* [The task]: Output the first line of the listing and each line after it, up to and including the line that contains "const threeVoidsY = [1.63, 1.58, 0.96];", exactly as written, minus the pictures.

* [Provided data]:
-*-
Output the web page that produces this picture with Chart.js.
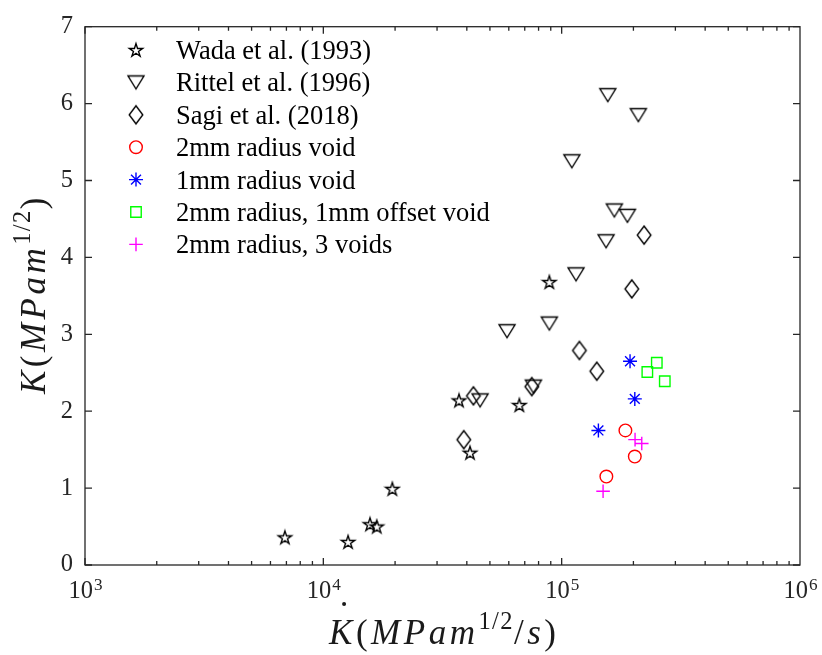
<!DOCTYPE html>
<html>
<head>
<meta charset="utf-8">
<script src="https://cdn.jsdelivr.net/npm/chart.js@4.4.0/dist/chart.umd.min.js"></script>
<style>
  body { margin: 0; background: #fff; }
  canvas { display: block; }
</style>
</head>
<body>
<canvas id="kChart" width="822" height="655"></canvas>
<script>
// fracture toughness K against loading rate Kdot, one pair of arrays per source
const wadaX = [6900, 12700, 15700, 16760, 19480, 37100, 41270, 66450, 88800];
const wadaY = [0.36, 0.30, 0.53, 0.50, 0.99, 2.14, 1.46, 2.08, 3.68];
const rittelX = [156100, 209800, 110300, 166400, 188700, 153600, 114900, 88800, 59000, 45470, 76090];
const rittelY = [6.11, 5.85, 5.25, 4.61, 4.54, 4.21, 3.78, 3.14, 3.04, 2.14, 2.32];
const sagiX = [42620, 38830, 74900, 221700, 196900, 118700, 140400];
const sagiY = [2.20, 1.63, 2.32, 4.29, 3.59, 2.79, 2.52];
const void2mmX = [185100, 202700, 154000];
const void2mmY = [1.75, 1.41, 1.15];
const void1mmX = [193600, 202700, 142600];
const void1mmY = [2.65, 2.16, 1.75];
const offsetVoidX = [250700, 228800, 270800];
const offsetVoidY = [2.63, 2.51, 2.39];
const threeVoidsX = [203200, 216800, 149200];
const threeVoidsY = [1.63, 1.58, 0.96];

const seriesLabels = [
  'Wada et al. (1993)',
  'Rittel et al. (1996)',
  'Sagi et al. (2018)',
  '2mm radius void',
  '1mm radius void',
  '2mm radius, 1mm offset void',
  '2mm radius, 3 voids'
];
const xMajorTicks = [1e3, 1e4, 1e5, 1e6];
const yTicks = [0, 1, 2, 3, 4, 5, 6, 7];

const FONT = '"Liberation Serif", "Times New Roman", serif';
const AXIS_COLOR = '#262626';
const TICK_SIZE = 24.5;

function pairs(xs, ys) {
  return xs.map((x, i) => ({ x: x, y: ys[i] }));
}

// small canvases for the marker shapes Chart.js does not have
function markerCanvas(w, h, path) {
  const c = document.createElement('canvas');
  c.width = w; c.height = h;
  const g = c.getContext('2d');
  g.strokeStyle = '#000';
  g.lineWidth = 1.4;
  g.lineJoin = 'miter';
  g.beginPath();
  path(g, w / 2, h / 2);
  g.closePath();
  g.stroke();
  return c;
}

const pentagram = markerCanvas(18, 18, (g, cx, cy) => {
  const R = 7, r = 7 * 0.382;
  for (let i = 0; i < 10; i++) {
    const a = -Math.PI / 2 + i * Math.PI / 5;
    const rad = i % 2 ? r : R;
    const px = cx + Math.cos(a) * rad, py = cy + 0.6 + Math.sin(a) * rad;
    if (i === 0) g.moveTo(px, py); else g.lineTo(px, py);
  }
});
const triangleDown = markerCanvas(20, 18, (g, cx, cy) => {
  g.moveTo(cx - 8, cy - 6.5);
  g.lineTo(cx + 8, cy - 6.5);
  g.lineTo(cx, cy + 6.5);
});
const diamond = markerCanvas(18, 22, (g, cx, cy) => {
  g.moveTo(cx, cy - 9);
  g.lineTo(cx + 6.8, cy);
  g.lineTo(cx, cy + 9);
  g.lineTo(cx - 6.8, cy);
});

const datasets = [
  { label: seriesLabels[0], data: pairs(wadaX, wadaY), pointStyle: pentagram, pointRadius: 7, borderColor: '#000' },
  { label: seriesLabels[1], data: pairs(rittelX, rittelY), pointStyle: triangleDown, pointRadius: 8, borderColor: '#000' },
  { label: seriesLabels[2], data: pairs(sagiX, sagiY), pointStyle: diamond, pointRadius: 8, borderColor: '#000' },
  { label: seriesLabels[3], data: pairs(void2mmX, void2mmY), pointStyle: 'circle', pointRadius: 6.3, borderColor: '#ff0000' },
  { label: seriesLabels[4], data: pairs(void1mmX, void1mmY), pointStyle: 'star', pointRadius: 7, borderColor: '#0000ff' },
  { label: seriesLabels[5], data: pairs(offsetVoidX, offsetVoidY), pointStyle: 'rect', pointRadius: 7.4, borderColor: '#00ff00' },
  { label: seriesLabels[6], data: pairs(threeVoidsX, threeVoidsY), pointStyle: 'cross', pointRadius: 6.8, borderColor: '#ff00ff' }
].map(d => Object.assign(d, {
  backgroundColor: 'rgba(0,0,0,0)',
  borderWidth: 1.4,
  pointHoverRadius: d.pointRadius,
  showLine: false
}));

// text with italic letters and raised exponents, centred on cx
function drawMath(ctx, parts, cx, baseY, size, gap) {
  const glyphs = [];
  let w = 0;
  parts.forEach(p => {
    const fs = p.sup ? size * 0.7 : size;
    const font = (p.it ? 'italic ' : '') + fs + 'px ' + FONT;
    ctx.font = font;
    for (const ch of p.t) {
      glyphs.push({ ch: ch, font: font, x: w, dy: p.sup ? -size * 0.42 : 0 });
      w += ctx.measureText(ch).width + (p.sup ? gap * 0.4 : gap);
    }
  });
  w -= gap;
  const x0 = cx - w / 2;
  glyphs.forEach(g => {
    ctx.font = g.font;
    ctx.fillText(g.ch, x0 + g.x, baseY + g.dy);
  });
  return x0;
}

const axesPlugin = {
  id: 'matlabAxes',
  afterDraw(chart) {
    const ctx = chart.ctx;
    const a = chart.chartArea;
    const xs = chart.scales.x, ys = chart.scales.y;
    ctx.save();

    // box and inward ticks
    ctx.strokeStyle = AXIS_COLOR;
    ctx.lineWidth = 1.3;
    ctx.strokeRect(a.left, a.top, a.right - a.left, a.bottom - a.top);
    ctx.beginPath();
    for (let e = 3; e <= 5; e++) {
      for (let m = 1; m <= 9; m++) {
        const px = xs.getPixelForValue(m * Math.pow(10, e));
        const len = m === 1 ? 7 : 4;
        ctx.moveTo(px, a.bottom); ctx.lineTo(px, a.bottom - len);
        ctx.moveTo(px, a.top); ctx.lineTo(px, a.top + len);
      }
    }
    yTicks.forEach(v => {
      const py = ys.getPixelForValue(v);
      ctx.moveTo(a.left, py); ctx.lineTo(a.left + 7, py);
      ctx.moveTo(a.right, py); ctx.lineTo(a.right - 7, py);
    });
    ctx.stroke();

    // x tick labels as 10^n
    ctx.fillStyle = AXIS_COLOR;
    ctx.textBaseline = 'alphabetic';
    ctx.textAlign = 'left';
    const expSize = TICK_SIZE * 0.7;
    xMajorTicks.forEach(v => {
      const px = xs.getPixelForValue(v);
      const exp = String(Math.round(Math.log10(v)));
      ctx.font = TICK_SIZE + 'px ' + FONT;
      const wb = ctx.measureText('10').width;
      ctx.font = expSize + 'px ' + FONT;
      const we = ctx.measureText(exp).width;
      const x0 = px - (wb + we) / 2;
      ctx.font = TICK_SIZE + 'px ' + FONT;
      ctx.fillText('10', x0, a.bottom + 33);
      ctx.font = expSize + 'px ' + FONT;
      ctx.fillText(exp, x0 + wb + 1, a.bottom + 25);
    });

    // axis titles
    ctx.fillStyle = '#1a1a1a';
    const kx = drawMath(ctx, [
      { t: 'K', it: true }, { t: '(' }, { t: 'MPam', it: true },
      { t: '1/2', sup: true }, { t: '/' }, { t: 's', it: true }, { t: ')' }
    ], (a.left + a.right) / 2, 644, 35, 3.5);
    ctx.beginPath();
    ctx.arc(kx + 15, 604, 2, 0, Math.PI * 2);
    ctx.fill();

    ctx.translate(45, (a.top + a.bottom) / 2);
    ctx.rotate(-Math.PI / 2);
    drawMath(ctx, [
      { t: 'K', it: true }, { t: '(' }, { t: 'MPam', it: true },
      { t: '1/2', sup: true }, { t: ')' }
    ], 0, 0, 35, 3.5);
    ctx.restore();

    // legend inside the axes, no frame
    ctx.save();
    chart.data.datasets.forEach((ds, i) => {
      const rowY = 50 + i * 32.4;
      ctx.strokeStyle = ds.borderColor;
      ctx.fillStyle = 'rgba(0,0,0,0)';
      ctx.lineWidth = ds.borderWidth;
      Chart.helpers.drawPoint(ctx, {
        pointStyle: ds.pointStyle,
        radius: ds.pointRadius,
        rotation: 0,
        borderWidth: ds.borderWidth
      }, 136, rowY);
      ctx.fillStyle = '#000';
      ctx.font = '26.5px ' + FONT;
      ctx.textAlign = 'left';
      ctx.textBaseline = 'alphabetic';
      ctx.fillText(ds.label, 176, rowY + 9);
    });
    ctx.restore();
  }
};

new Chart(document.getElementById('kChart'), {
  type: 'scatter',
  data: { datasets: datasets },
  options: {
    responsive: false,
    animation: false,
    events: [],
    layout: { padding: { left: 0, right: 22, top: 23, bottom: 0 } },
    plugins: {
      legend: { display: false },
      tooltip: { enabled: false }
    },
    scales: {
      x: {
        type: 'logarithmic',
        min: xMajorTicks[0],
        max: xMajorTicks[xMajorTicks.length - 1],
        grid: { display: false, drawTicks: false },
        border: { display: false },
        ticks: { display: false },
        afterFit: s => { s.height = 90; }
      },
      y: {
        min: yTicks[0],
        max: yTicks[yTicks.length - 1],
        grid: { display: false, drawTicks: false },
        border: { display: false },
        ticks: {
          stepSize: 1,
          padding: 12,
          color: AXIS_COLOR,
          font: { family: FONT, size: TICK_SIZE }
        },
        afterFit: s => { s.width = 85; }
      }
    }
  },
  plugins: [axesPlugin]
});
</script>
</body>
</html>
-*-
* [Written solution]:
Output the web page that produces this picture with Chart.js.
<!DOCTYPE html>
<html>
<head>
<meta charset="utf-8">
<script src="https://cdn.jsdelivr.net/npm/chart.js@4.4.0/dist/chart.umd.min.js"></script>
<style>
  body { margin: 0; background: #fff; }
  canvas { display: block; }
</style>
</head>
<body>
<canvas id="kChart" width="822" height="655"></canvas>
<script>
// fracture toughness K against loading rate Kdot, one pair of arrays per source
const wadaX = [6900, 12700, 15700, 16760, 19480, 37100, 41270, 66450, 88800];
const wadaY = [0.36, 0.30, 0.53, 0.50, 0.99, 2.14, 1.46, 2.08, 3.68];
const rittelX = [156100, 209800, 110300, 166400, 188700, 153600, 114900, 88800, 59000, 45470, 76090];
const rittelY = [6.11, 5.85, 5.25, 4.61, 4.54, 4.21, 3.78, 3.14, 3.04, 2.14, 2.32];
const sagiX = [42620, 38830, 74900, 221700, 196900, 118700, 140400];
const sagiY = [2.20, 1.63, 2.32, 4.29, 3.59, 2.79, 2.52];
const void2mmX = [185100, 202700, 154000];
const void2mmY = [1.75, 1.41, 1.15];
const void1mmX = [193600, 202700, 142600];
const void1mmY = [2.65, 2.16, 1.75];
const offsetVoidX = [250700, 228800, 270800];
const offsetVoidY = [2.63, 2.51, 2.39];
const threeVoidsX = [203200, 216800, 149200];
const threeVoidsY = [1.63, 1.58, 0.96];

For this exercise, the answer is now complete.